Almost immediately, the Nisga’a delegation and NMS staff clashed over differences in worldview. “First it was around our ceremonies to feed the pole [because] they had a ‘no food in the museum’ rule,” says Parent. (The two groups compromised by using vacuum-packed food.) “Then they told us about their very complicated, one-year-old repatriation policy. We explained it was irrelevant to us. We were there in accordance with Nisga’a laws and protocols, which are thousands of years old.”
A major sticking point was NMS staff’s confusion over why the repatriation request came from the Nisga’a Nation rather than the national or provincial governments. “We explained the political context of the Nisga’a treaty and that we didn’t need Canada or British Columbia to be there negotiating on our behalf,” says Parent. To ensure they were taken seriously, the Nisga’a also set up a visit with Angus Robertson, Scotland’s culture minister.
As discussions wrapped up, NMS requested three months to make a decision. Parent was impatient, but as Schober pointed out, museums seldom work quickly. The Nisga’a had already waited almost 100 years. Another month or two wouldn’t matter. Then, on December 1, the answer came back: The Ni’isjoohl memorial pole would be repatriated. When the winter weather clears, it will return to Nisga’a territory, finding a new home in the Nisga’a Museum.
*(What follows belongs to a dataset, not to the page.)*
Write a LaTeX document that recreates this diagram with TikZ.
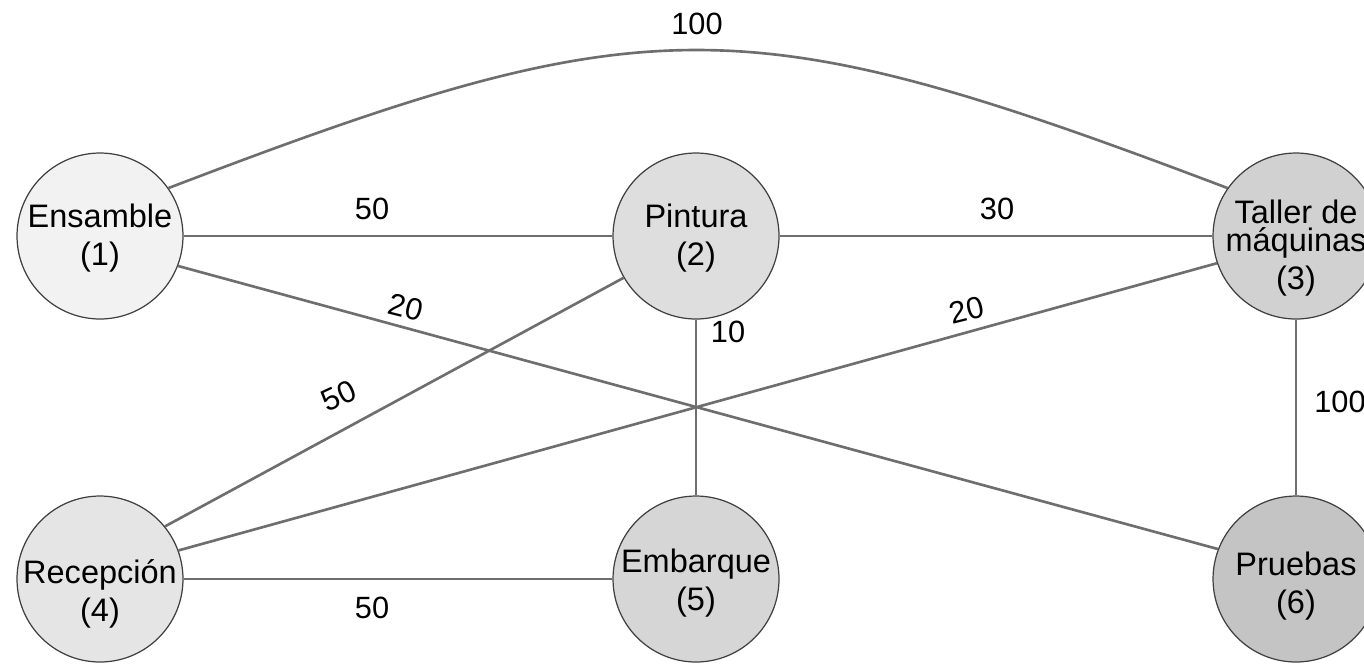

“I welcome the decision taken by National Museums Scotland’s Board of Trustees to return the Ni’isjoohl memorial pole to its place of origin,” says Robertson in an NMS statement. “It follows a deeply moving recent meeting with the Nisga’a delegation when they came to Scotland to explain the huge importance of the pole to their culture, people and community.”
Parent, for her part, is thrilled. She hopes the story of the successful repatriation offers hope to other Indigenous communities. “We see this as one large step forward for our family and our nation’s repatriation journey but one small step for all the reconciliation work that’s still required of all museums with imperial and colonial legacies,” she says. “They need to continue enacting their commitments to us as Indigenous peoples. Justice for our ancestors will prevail.”